Although defaults work in most cases satisfactorily, it is worth to comment a few things about some optional arguments of pd.read_csv() command. The list is not complete, but enough to give you an idea of the extent to which you can customize this function.

  • sep specifies the column separator. The default is sep=',', but CSV files created with Excel may need sep=';'.
  • header and names specify the row where the data to be imported start and the column names. The default is header=0, names=None, which makes Pandas start reading from the first row and take it as the column names. When the data come without names, you can use header=None, names=namelist to provide a list of names. With a positive value for header, you can skip some rows.
  • index_col specifies a column that you wish to use as the index, if that is the case. The default is index_col=None. If the intended index comes in the first column, as frequently happens, you use index_col=0.
  • usecols specifies the columns to be read. You can specify them in a list, either by name or by position. The default is usecols=None, which means that you wish to read all the columns.
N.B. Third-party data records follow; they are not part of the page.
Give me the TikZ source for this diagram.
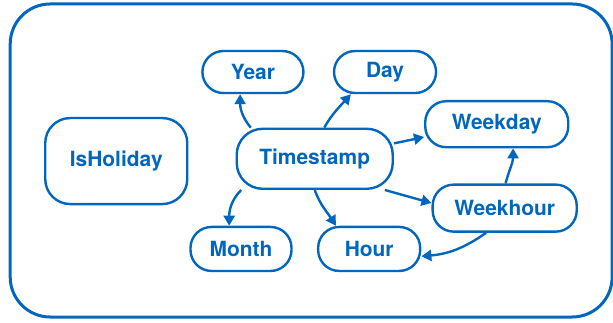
\documentclass[tikz,border=0pt]{standalone}
\usepackage{fontspec}
\setmainfont{TeX Gyre Heros}
\usepackage{tikz}
\usetikzlibrary{arrows.meta}

\definecolor{tblue}{RGB}{0,102,190}

\begin{document}
\begin{tikzpicture}[
  box/.style={draw=tblue, line width=1.2bp, rounded corners=10.5bp, inner sep=0pt,
    text=tblue, font=\bfseries\fontsize{10.5}{12}\selectfont},
  link/.style={draw=tblue, line width=1.2bp, -{Triangle[length=5bp,width=5.5bp]}}]
\clip (0,0) rectangle (10.81,-5.68);
\draw[tblue, line width=1.5bp, rounded corners=20bp] (0.18,-0.07) rectangle (10.795,-5.59);
\node[box, minimum width=71bp, minimum height=43bp, rounded corners=12.5bp] (hol) at (2.05,-2.84) {IsHoliday};
\node[box, minimum width=78bp, minimum height=30bp, rounded corners=13bp] (ts) at (5.55,-2.80) {Timestamp};
\node[box, minimum width=50.5bp, minimum height=21bp] (year) at (4.46,-1.27) {Year};
\node[box, minimum width=51bp, minimum height=21bp] (day) at (6.79,-1.27) {Day};
\node[box, minimum width=71.5bp, minimum height=23bp] (wday) at (8.76,-2.19) {Weekday};
\node[box, minimum width=72bp, minimum height=23.5bp] (whour) at (8.90,-3.67) {Weekhour};
\node[box, minimum width=50.5bp, minimum height=22bp] (month) at (4.25,-4.39) {Month};
\node[box, minimum width=51bp, minimum height=22bp] (hour) at (6.51,-4.39) {Hour};
\draw[link] (ts.154) to[out=130, in=-90] (year.240);
\draw[link] (ts.73) to[out=60, in=228] (day.213);
\draw[link] (ts.11) -- (wday.190);
\draw[link] (ts.-24) -- (whour.176);
\draw[link] (ts.-90) to[out=-70, in=123] (hour.145);
\draw[link] (ts.203) to[out=225, in=90] (month.117);
\draw[link] (whour.88) to[out=75, in=-90] (wday.-56);
\draw[link] (whour.-127) to[out=215, in=5] (hour.-8);
\end{tikzpicture}
\end{document}
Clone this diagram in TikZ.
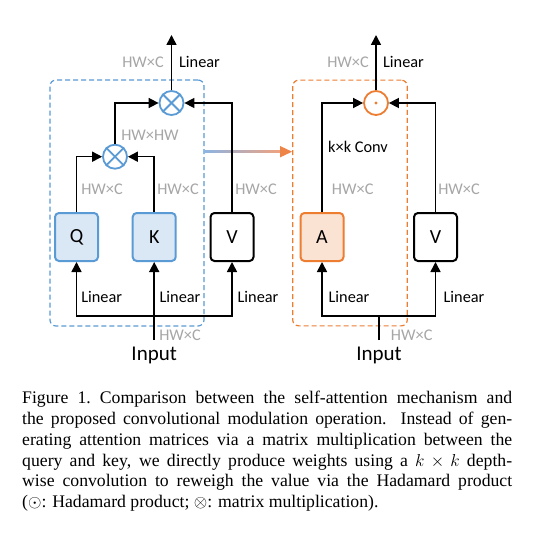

  • dtype specifies the data types of the columns of the data frame. This saves time with big data sets. The default is dtype=None, which means that Python will guess the data type, based on what it reads. When all the entries in a column are numbers, that column is imported as numeric. If there is, at least, one entry that is not numeric, all read as strings, and data type object is assigned to that column.
  • encoding. If the string data contained in a CSV file can contain special characters (such as ñ, or á), which can make trouble, you may need to control this. The default in Python is encoding='utf-8'. So, if you reading a CSV file created in Excel (in Western Europe), you may need to set encoding='latin' to read the special characters in the right way.